> _GOAL_
Leave out the pictures, and retype only the lines from the beginning of the material through the line that contains "salt and 2-stroke", including both.

> _GIVEN MATERIAL_
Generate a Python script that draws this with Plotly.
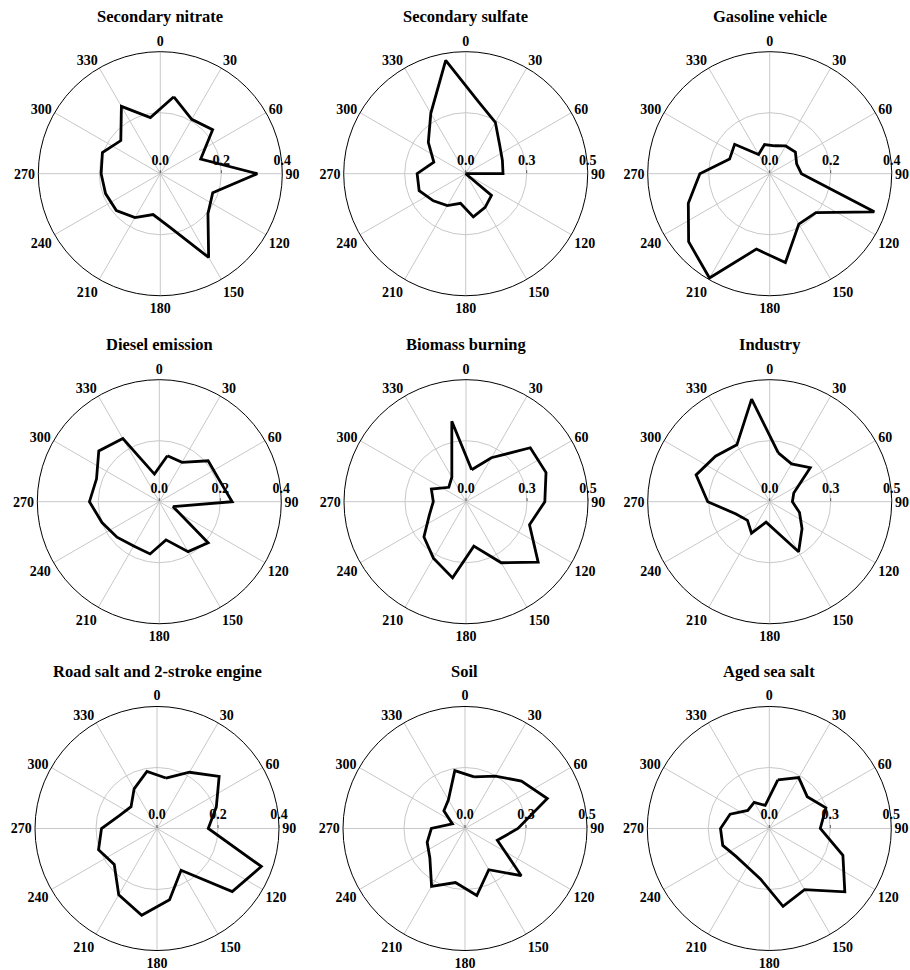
import plotly.graph_objects as go

# Wind-sector centres (degrees, clockwise from north)
directions = [10, 30, 50, 70, 90, 110, 130, 150, 170, 190,
              210, 230, 250, 270, 290, 310, 330, 350]

titles = ["Secondary nitrate", "Secondary sulfate", "Gasoline vehicle",
          "Diesel emission", "Biomass burning", "Industry",
          "Road salt and 2-stroke engine", "Soil", "Aged sea salt"]

secondary_nitrate = [0.256, 0.206, 0.224, 0.141, 0.318, 0.183, 0.204, 0.317, 0.178,
                     0.136, 0.166, 0.188, 0.191, 0.194, 0.202, 0.169, 0.255, 0.187]
secondary_sulfate = [0.300, 0.243, 0.182, 0.160, 0.153, 0.000, 0.138, 0.159, 0.180,
                     0.123, 0.151, 0.173, 0.203, 0.199, 0.139, 0.200, 0.286, 0.472]
gasoline_vehicle = [0.093, 0.105, 0.110, 0.094, 0.104, 0.365, 0.198, 0.191, 0.296,
                    0.251, 0.395, 0.347, 0.284, 0.229, 0.140, 0.150, 0.073, 0.097]
diesel_emission = [0.153, 0.149, 0.209, 0.209, 0.239, 0.048, 0.209, 0.189, 0.127,
                   0.174, 0.168, 0.181, 0.200, 0.229, 0.219, 0.259, 0.239, 0.092]
biomass_burning = [0.133, 0.208, 0.344, 0.349, 0.323, 0.277, 0.386, 0.289, 0.185,
                   0.317, 0.267, 0.225, 0.160, 0.134, 0.151, 0.092, 0.116, 0.335]
industry = [0.203, 0.179, 0.217, 0.105, 0.093, 0.130, 0.173, 0.237, 0.118,
            0.085, 0.149, 0.119, 0.147, 0.254, 0.321, 0.290, 0.269, 0.427]
road_salt_2stroke = [0.168, 0.213, 0.266, 0.207, 0.168, 0.364, 0.322, 0.158, 0.237,
                     0.289, 0.251, 0.183, 0.204, 0.182, 0.129, 0.111, 0.150, 0.190]
soil = [0.215, 0.248, 0.302, 0.359, 0.217, 0.141, 0.301, 0.195, 0.279,
        0.225, 0.274, 0.188, 0.165, 0.138, 0.055, 0.113, 0.136, 0.241]
aged_sea_salt = [0.202, 0.241, 0.203, 0.247, 0.209, 0.321, 0.404, 0.289, 0.324,
                 0.210, 0.181, 0.178, 0.203, 0.200, 0.171, 0.115, 0.124, 0.096]

series = [secondary_nitrate, secondary_sulfate, gasoline_vehicle,
          diesel_emission, biomass_burning, industry,
          road_salt_2stroke, soil, aged_sea_salt]

# Upper limit of the radial axis for each panel
radial_max = [0.4, 0.5, 0.4,
              0.4, 0.5, 0.5,
              0.4, 0.5, 0.5]

angle_ticks = list(range(0, 360, 30))
angle_labels = [str(a) for a in angle_ticks]

W, H = 910, 970
RADIUS = 122
centers = [(160.3, 173.7), (465.7, 173.7), (769.7, 173.7),
           (159.3, 501.7), (466.0, 501.7), (769.7, 501.7),
           (157.0, 828.5), (465.0, 828.5), (769.3, 828.5)]
TITLE_OFFSET = 157

SERIF = "Liberation Serif, Times New Roman, serif"
GRID = "#c8c8c8"

fig = go.Figure()
layout_polars = {}
annotations = []

for i, (name, vals, rmax, (cx, cy)) in enumerate(zip(titles, series, radial_max, centers)):
    key = "polar" if i == 0 else f"polar{i + 1}"
    fig.add_trace(go.Scatterpolar(
        r=vals + [vals[0]],
        theta=directions + [directions[0]],
        mode="lines",
        line=dict(color="black", width=2.8),
        subplot=key,
        showlegend=False,
        hoverinfo="skip",
    ))
    layout_polars[key] = dict(
        domain=dict(x=[(cx - RADIUS) / W, (cx + RADIUS) / W],
                    y=[1 - (cy + RADIUS) / H, 1 - (cy - RADIUS) / H]),
        bgcolor="white",
        angularaxis=dict(
            rotation=90, direction="clockwise",
            tickmode="array", tickvals=angle_ticks, ticktext=angle_labels,
            ticks="", showline=True, linecolor="black", linewidth=1,
            showgrid=True, gridcolor=GRID, gridwidth=1,
            tickfont=dict(family=SERIF, size=14, color="black", weight="bold"),
        ),
        radialaxis=dict(
            range=[0, rmax], tickmode="array",
            tickvals=[0, rmax / 2, rmax], tickformat=".1f",
            angle=0, side="counterclockwise",
            showline=False, showgrid=True, gridcolor=GRID, gridwidth=1,
            ticks="outside", ticklen=3, tickcolor="#555555",
            tickfont=dict(family=SERIF, size=14, color="black", weight="bold"),
        ),
    )
    annotations.append(dict(
        text=f"<b>{name}</b>", x=cx / W, y=1 - (cy - TITLE_OFFSET) / H,
        xref="paper", yref="paper", xanchor="center", yanchor="middle",
        showarrow=False, font=dict(family=SERIF, size=16.5, color="black"),
    ))

fig.update_layout(
    width=W, height=H,
    margin=dict(l=0, r=0, t=0, b=0),
    paper_bgcolor="white",
    annotations=annotations,
    **layout_polars,
)

fig.write_html("out.html")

> _WRITTEN RESPONSE_
Generate a Python script that draws this with Plotly.
import plotly.graph_objects as go

# Wind-sector centres (degrees, clockwise from north)
directions = [10, 30, 50, 70, 90, 110, 130, 150, 170, 190,
              210, 230, 250, 270, 290, 310, 330, 350]

titles = ["Secondary nitrate", "Secondary sulfate", "Gasoline vehicle",
          "Diesel emission", "Biomass burning", "Industry",
          "Road salt and 2-stroke engine", "Soil", "Aged sea salt"]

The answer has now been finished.